Maicon Mariano Mestrando em História na pós-graduação da Universidade do Estado de Santa Catariana UDESC

[email protected]

Resumo:

A região oeste do Paraná, vem sendo reocupada por fluxos migratórios acentuados nas últimas décadas do século XX, implicando na formação e expansão de núcleos urbanos. Para a cidade de Cascavel, este processo inflamou conflitos gerados entre necessidades de assentamentos urbanos e políticas habitacionais encampadas pelo discuso progressista. O crescimento está diretamente ligado as segregações sociais do espaço, o que produz a essência de desigualdades nas condições da vida urbana, paralelamente ao período de significativo aumento e diversificação da produção de setores industriais e comerciais que subsidiam a propaganda oficial da cidade de Cascavel: “Capital do Oeste”. O decurso da pesquisa aspira, por meio dos assentamentos urbanos ocorridos em conjuntos habitacionais populares, apreender sobre as dinâmicas sociais e culturais na tensa ocupação do solo permeado pela luta cotidiana no fazer-se da cidade, considerando os valores e significados que permitem analisar a cidade de Cascavel sob o olhar dos sujeitos históricos que a constroem e integram suas redes de sociabilidades. Palavras Chaves: Cidade, Disparidades, Viveres Urbanos

Construções: A cidade e o urbano

Este texto é apresentado como conjunto de leituras, ideias e reflexões sobre o processo de

migração e ocupação urbana para a cidade de Cascavel, localizada no oeste do Paraná.

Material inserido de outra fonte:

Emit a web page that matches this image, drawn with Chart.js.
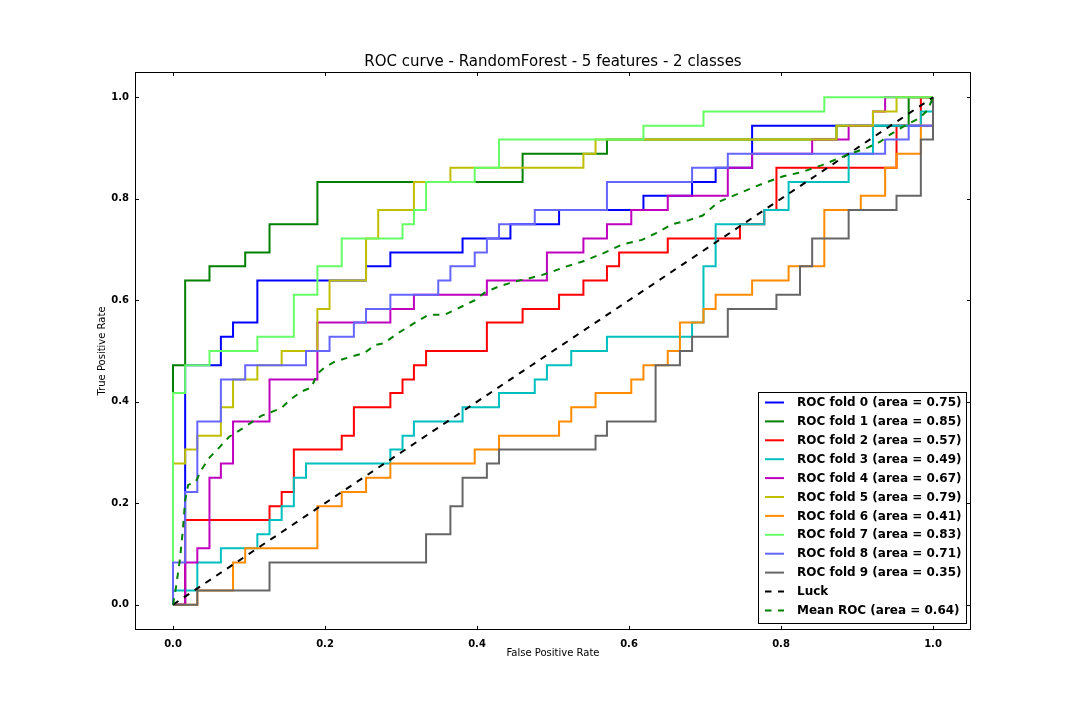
<!DOCTYPE html>
<html>
<head>
<meta charset="utf-8">
<script src="https://cdn.jsdelivr.net/npm/chart.js@4.4.0/dist/chart.umd.min.js"></script>
<style>
  html, body { margin: 0; padding: 0; background: #fff; }
  canvas { display: block; }
</style>
</head>
<body>
<canvas id="chart" width="1080" height="720"></canvas>
<script>
// step corners of every fold (x = FPR, y = TPR)
const fpr0 = [0, 0.016, 0.063, 0.079, 0.111, 0.254, 0.286, 0.381, 0.444, 0.508, 0.619, 0.683, 0.714, 0.762, 1];
const tpr0 = [0, 0.472, 0.528, 0.556, 0.639, 0.667, 0.694, 0.722, 0.75, 0.778, 0.806, 0.833, 0.861, 0.944, 1];

const fpr1 = [0, 0, 0.016, 0.048, 0.095, 0.127, 0.19, 0.46, 0.571, 0.873, 0.968, 1];
const tpr1 = [0, 0.472, 0.639, 0.667, 0.694, 0.75, 0.833, 0.889, 0.917, 0.944, 1, 1];

const fpr2 = [0, 0.016, 0.127, 0.143, 0.159, 0.222, 0.238, 0.286, 0.302, 0.317, 0.333, 0.413, 0.46, 0.508, 0.54, 0.571, 0.587, 0.651, 0.746, 0.778, 0.794, 0.952, 0.984, 1];
const tpr2 = [0, 0.167, 0.194, 0.222, 0.306, 0.333, 0.389, 0.417, 0.444, 0.472, 0.5, 0.556, 0.583, 0.611, 0.639, 0.667, 0.694, 0.722, 0.75, 0.778, 0.861, 0.944, 1, 1];

const fpr3 = [0, 0, 0.032, 0.063, 0.111, 0.127, 0.143, 0.159, 0.175, 0.286, 0.302, 0.317, 0.381, 0.429, 0.476, 0.492, 0.524, 0.571, 0.683, 0.698, 0.714, 0.778, 0.81, 0.889, 0.921, 0.984, 1];
const tpr3 = [0, 0.028, 0.083, 0.111, 0.139, 0.167, 0.194, 0.25, 0.278, 0.306, 0.333, 0.361, 0.389, 0.417, 0.444, 0.472, 0.5, 0.528, 0.556, 0.667, 0.75, 0.778, 0.833, 0.889, 0.944, 0.972, 1];

const fpr4 = [0, 0.016, 0.032, 0.048, 0.063, 0.079, 0.127, 0.19, 0.286, 0.317, 0.413, 0.492, 0.54, 0.571, 0.603, 0.651, 0.73, 0.762, 0.841, 0.889, 0.921, 0.937, 1];
const tpr4 = [0, 0.083, 0.111, 0.25, 0.278, 0.361, 0.444, 0.556, 0.583, 0.611, 0.639, 0.694, 0.722, 0.75, 0.778, 0.806, 0.861, 0.889, 0.917, 0.944, 0.972, 1, 1];

const fpr5 = [0, 0, 0.016, 0.032, 0.063, 0.079, 0.111, 0.143, 0.19, 0.206, 0.254, 0.27, 0.317, 0.365, 0.54, 0.556, 0.873, 0.921, 0.952, 1];
const tpr5 = [0, 0.278, 0.306, 0.333, 0.389, 0.444, 0.472, 0.5, 0.583, 0.639, 0.722, 0.778, 0.833, 0.861, 0.889, 0.917, 0.944, 0.972, 1, 1];

const fpr6 = [0, 0.032, 0.079, 0.095, 0.19, 0.222, 0.254, 0.286, 0.397, 0.429, 0.508, 0.524, 0.556, 0.603, 0.619, 0.651, 0.667, 0.698, 0.714, 0.762, 0.81, 0.857, 0.905, 0.937, 0.952, 0.984, 1];
const tpr6 = [0, 0.028, 0.083, 0.111, 0.194, 0.222, 0.25, 0.278, 0.306, 0.333, 0.361, 0.389, 0.417, 0.444, 0.472, 0.5, 0.556, 0.583, 0.611, 0.639, 0.667, 0.778, 0.806, 0.861, 0.889, 0.944, 1];

const fpr7 = [0, 0, 0.016, 0.048, 0.111, 0.159, 0.19, 0.222, 0.302, 0.317, 0.333, 0.397, 0.429, 0.619, 0.698, 0.857, 1];
const tpr7 = [0, 0.417, 0.472, 0.5, 0.528, 0.611, 0.667, 0.722, 0.75, 0.778, 0.833, 0.861, 0.917, 0.944, 0.972, 1, 1];

const fpr8 = [0, 0, 0.016, 0.032, 0.063, 0.095, 0.175, 0.206, 0.238, 0.254, 0.286, 0.349, 0.365, 0.397, 0.413, 0.429, 0.476, 0.571, 0.683, 0.73, 0.937, 0.968, 1];
const tpr8 = [0, 0.083, 0.222, 0.361, 0.444, 0.472, 0.5, 0.528, 0.556, 0.583, 0.611, 0.639, 0.667, 0.694, 0.722, 0.75, 0.778, 0.833, 0.861, 0.889, 0.917, 0.944, 1];

const fpr9 = [0, 0.032, 0.127, 0.333, 0.365, 0.381, 0.413, 0.429, 0.556, 0.571, 0.635, 0.667, 0.683, 0.73, 0.794, 0.825, 0.841, 0.889, 0.952, 0.984, 1];
const tpr9 = [0, 0.028, 0.083, 0.139, 0.194, 0.25, 0.278, 0.306, 0.333, 0.361, 0.472, 0.5, 0.528, 0.583, 0.611, 0.667, 0.722, 0.778, 0.806, 0.917, 1];

const foldAuc = [0.75, 0.85, 0.57, 0.49, 0.67, 0.79, 0.41, 0.83, 0.71, 0.35];

// diagonal and the averaged curve
const luckFpr = [0, 1];
const luckTpr = [0, 1];

const meanFpr = [0, 0.004, 0.009, 0.013, 0.016, 0.02, 0.03, 0.037, 0.048, 0.061, 0.074, 0.087, 0.098, 0.116, 0.13, 0.142, 0.155, 0.169, 0.182, 0.19, 0.2, 0.213, 0.235, 0.252, 0.266, 0.277, 0.296, 0.31, 0.323, 0.336, 0.358, 0.375, 0.397, 0.41, 0.428, 0.45, 0.468, 0.486, 0.5, 0.516, 0.538, 0.565, 0.591, 0.617, 0.635, 0.657, 0.679, 0.697, 0.718, 0.745, 0.776, 0.802, 0.828, 0.855, 0.886, 0.914, 0.93, 0.944, 0.957, 0.969, 0.982, 0.993, 1];
const meanTpr = [0, 0.035, 0.088, 0.147, 0.206, 0.236, 0.242, 0.265, 0.29, 0.31, 0.331, 0.343, 0.354, 0.372, 0.38, 0.387, 0.405, 0.42, 0.428, 0.455, 0.468, 0.479, 0.489, 0.496, 0.512, 0.515, 0.535, 0.548, 0.56, 0.571, 0.572, 0.584, 0.6, 0.615, 0.627, 0.637, 0.643, 0.65, 0.657, 0.666, 0.676, 0.692, 0.71, 0.719, 0.732, 0.75, 0.758, 0.767, 0.794, 0.811, 0.83, 0.844, 0.853, 0.867, 0.886, 0.901, 0.912, 0.927, 0.939, 0.949, 0.959, 0.975, 1];
const meanAuc = 0.64;

const xTicks = [0, 0.2, 0.4, 0.6, 0.8, 1.0];
const yTicks = [0, 0.2, 0.4, 0.6, 0.8, 1.0];

const foldColors = ['#0000ff', '#008000', '#ff0000', '#00bfbf', '#bf00bf', '#bfbf00', '#ff8c00', '#66ff66', '#6666ff', '#666666'];

const folds = [[fpr0, tpr0], [fpr1, tpr1], [fpr2, tpr2], [fpr3, tpr3], [fpr4, tpr4],
               [fpr5, tpr5], [fpr6, tpr6], [fpr7, tpr7], [fpr8, tpr8], [fpr9, tpr9]];

const toPoints = (xs, ys) => xs.map((x, n) => ({ x: x, y: ys[n] }));

// later folds sit on top, like matplotlib draws them
// 'before' = go along at the old tpr, then jump up at the new fpr
const datasets = folds.map(([f, t], k) => ({
    label: 'ROC fold ' + k + ' (area = ' + foldAuc[k].toFixed(2) + ')',
    data: toPoints(f, t),
    borderColor: foldColors[k],
    borderWidth: 2,
    stepped: 'before',
    pointRadius: 0,
    fill: false,
    order: 20 - k
}));

datasets.push({
    label: 'Luck',
    data: toPoints(luckFpr, luckTpr),
    borderColor: '#000000',
    borderWidth: 2,
    borderDash: [6.5, 6.5],
    pointRadius: 0,
    fill: false,
    order: 2
});

datasets.push({
    label: 'Mean ROC (area = ' + meanAuc.toFixed(2) + ')',
    data: toPoints(meanFpr, meanTpr),
    borderColor: '#008000',
    borderWidth: 2,
    borderDash: [6.5, 6.5],
    pointRadius: 0,
    fill: false,
    order: 1
});

// frame with inward ticks on all four sides + the boxed legend in the corner
const frameAndLegend = {
    id: 'frameAndLegend',
    afterDatasetsDraw(chart) {
        const { ctx, chartArea: a, scales } = chart;
        ctx.save();
        ctx.strokeStyle = '#000';
        ctx.lineWidth = 1;
        ctx.setLineDash([]);
        ctx.strokeRect(a.left + 0.5, a.top + 0.5, a.right - a.left - 1, a.bottom - a.top - 1);

        ctx.beginPath();
        xTicks.forEach(v => {
            const px = Math.round(scales.x.getPixelForValue(v)) + 0.5;
            ctx.moveTo(px, a.bottom); ctx.lineTo(px, a.bottom - 4);
            ctx.moveTo(px, a.top); ctx.lineTo(px, a.top + 4);
        });
        yTicks.forEach(v => {
            const py = Math.round(scales.y.getPixelForValue(v)) + 0.5;
            ctx.moveTo(a.left, py); ctx.lineTo(a.left + 4, py);
            ctx.moveTo(a.right, py); ctx.lineTo(a.right - 4, py);
        });
        ctx.stroke();

        // legend box
        const box = { x: 758.5, y: 392.5, w: 208, h: 231 };
        ctx.fillStyle = '#fff';
        ctx.fillRect(box.x, box.y, box.w, box.h);
        ctx.strokeRect(box.x, box.y, box.w, box.h);

        const rowH = 18.9;
        ctx.font = 'bold 12px "DejaVu Sans"';
        ctx.textBaseline = 'middle';
        ctx.textAlign = 'left';
        chart.data.datasets.forEach((ds, k) => {
            const cy = box.y + 10 + k * rowH;
            ctx.strokeStyle = ds.borderColor;
            ctx.lineWidth = 2;
            ctx.setLineDash(ds.borderDash || []);
            ctx.beginPath();
            ctx.moveTo(765, cy);
            ctx.lineTo(784, cy);
            ctx.stroke();
            ctx.fillStyle = '#000';
            ctx.fillText(ds.label, 797, cy + 0.5);
        });
        ctx.restore();
    }
};

const tickFont = { family: 'DejaVu Sans', size: 10, weight: 'bold' };
const labelFont = { family: 'DejaVu Sans', size: 10, weight: 'normal' };

new Chart(document.getElementById('chart'), {
    type: 'line',
    data: { datasets: datasets },
    options: {
        responsive: false,
        animation: false,
        devicePixelRatio: 1,
        layout: { padding: { left: 0, right: 109, top: 0, bottom: 0 } },
        plugins: {
            legend: { display: false },
            tooltip: { enabled: false },
            title: {
                display: true,
                fullSize: false,
                text: 'ROC curve - RandomForest - 5 features - 2 classes',
                color: '#000',
                font: { family: 'DejaVu Sans', size: 15, weight: 'normal' },
                padding: { top: 53, bottom: 1 }
            }
        },
        scales: {
            x: {
                type: 'linear',
                min: -0.05,
                max: 1.05,
                afterBuildTicks: s => { s.ticks = xTicks.map(v => ({ value: v })); },
                afterFit: s => { s.height = 90; },
                grid: { display: false, drawTicks: false },
                border: { display: false },
                ticks: {
                    padding: 8,
                    color: '#000',
                    font: tickFont,
                    autoSkip: false,
                    maxRotation: 0,
                    callback: v => v.toFixed(1)
                },
                title: {
                    display: true,
                    text: 'False Positive Rate',
                    color: '#000',
                    font: labelFont,
                    padding: { top: 0, bottom: 61 }
                }
            },
            y: {
                type: 'linear',
                min: -0.05,
                max: 1.05,
                afterBuildTicks: s => { s.ticks = yTicks.map(v => ({ value: v })); },
                afterFit: s => { s.width = 135; },
                grid: { display: false, drawTicks: false },
                border: { display: false },
                ticks: {
                    padding: 6,
                    color: '#000',
                    font: tickFont,
                    autoSkip: false,
                    callback: v => v.toFixed(1)
                },
                title: {
                    display: true,
                    text: 'True Positive Rate',
                    color: '#000',
                    font: labelFont,
                    padding: { top: 96, bottom: 0 }
                }
            }
        }
    },
    plugins: [frameAndLegend]
});
</script>
</body>
</html>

Relacionadas a pesquisa, no programa de pós-graduação em História na Universidade do Estado

de Santa Catarina – UDESC, iniciada neste ano de 2010. O recorte temporal está associado a

constituição segregações e usos dos espaços urbanos, praticados a partir de assentamentos em

moradias populares entre as décadas de 1980 à década de 2000. As interpretação construídas visa

debater com a multiplicidade de memórias de sujeitos reais, considerando os valores e

significados que possibilitam compreender a cidade de Cascavel sob o olhar daqueles que a

constroem, mas que o reconhecimento pelas participações é diminuta ou mesmo marginalizada.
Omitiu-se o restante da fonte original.